Mais il y a un débat, en effet, entre les membres de France urbaine. Certains élus considèrent que la sécurité est une compétence de l’État et qu’il doit l’assumer totalement. Et si les maires investissent finalement ce champ-là, ils n’hésitent pas à dénoncer le désengagement de l’État. Mais d’autres considèrent ce discours inaudible. Les habitants se fichent de savoir si c’est la compétence de l’État ou des villes, ils veulent des résultats. Cela conduit à faire bouger des élus dans une idée de contractualisation avec l’État. Mais chacun son boulot, la police municipale, ce n’est pas la police nationale. La lutte contre les trafics de drogue, contre le grand banditisme, ça doit rester la prérogative de l’État ; quant aux villes, elles sont prêtes à prendre leur part pour la sécurité du quotidien et la tranquillité publique.
Alors que la 5G commence à se déployer dans les territoires, certaines villes ont adopté des moratoires. Quelle est la position de France urbaine ?
Il y a différentes positions qui s’expriment dans les grandes villes. Des débats locaux sont organisés et France urbaine, à travers sa commission dédiée à ce sujet, se fait le réceptacle de ces expressions. Nous sommes un lieu de partage des initiatives. En ce qui me concerne, je pense que la 5G pose plusieurs questions d’ordre économique et sanitaire mais aussi sur les usages. Si on dit aux Français que cette technologie est développée pour faciliter la télémédecine, on ne peut qu’être d’accord. Si c’est pour que nos ados téléchargent plus de vidéos sur les écrans, on peut s’interroger. Cela pose aussi la question de la souveraineté française. Qui est détenteur de la technologie ? Comment et pourquoi faire ? Dans une société qui est adulte, on peut avoir un débat serein et éviter les attitudes qui frisent parfois l’hystérie. À Nantes, nous avons fait le choix d’organiser un débat local. On fait le pari de l’intelligence collective.

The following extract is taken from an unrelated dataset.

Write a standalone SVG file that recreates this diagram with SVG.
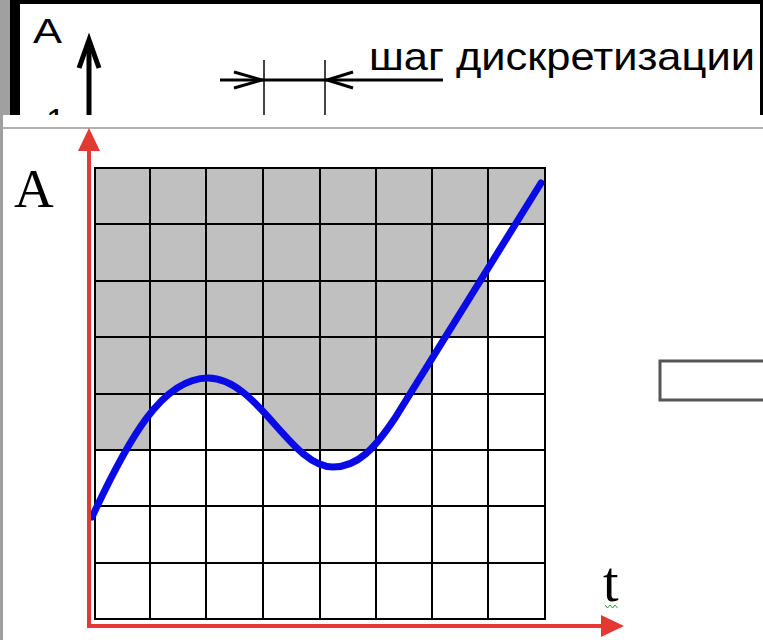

L’État a-t-il été trop vite selon vous dans l’attribution des fréquences ?
Délivrer les fréquences avant la remise du rapport de l’Anses (Agence nationale de sécurité sanitaire, de l’alimentation, de l’environnement et du travail) me semble étonnant. En règle générale, on fait plutôt dans le sens inverse.
Vous présidez France urbaine avec les Verts qui ont conquis plusieurs grandes villes lors des dernières élections municipales. Dans votre camp, certains les jugent trop encombrants. La gouvernance est-elle difficile avec eux ?
Je suis présidente d’une association dont le mot clé est le collectif. Je suis la garante de cette diversité qui est représentée, concrètement, au sein du bureau exécutif. Par exemple, y siègent à mes côtés Jean-Luc Moudenc, maire LR de Toulouse, Nathalie Appéré, maire PS de Rennes, Éric Piolle, maire écologiste de Grenoble. Par ailleurs, toutes nos commissions sont présidées à parité droite-gauche. France urbaine, c’est d’abord des élus urbains qui partagent ensemble la même vision du développement des territoires.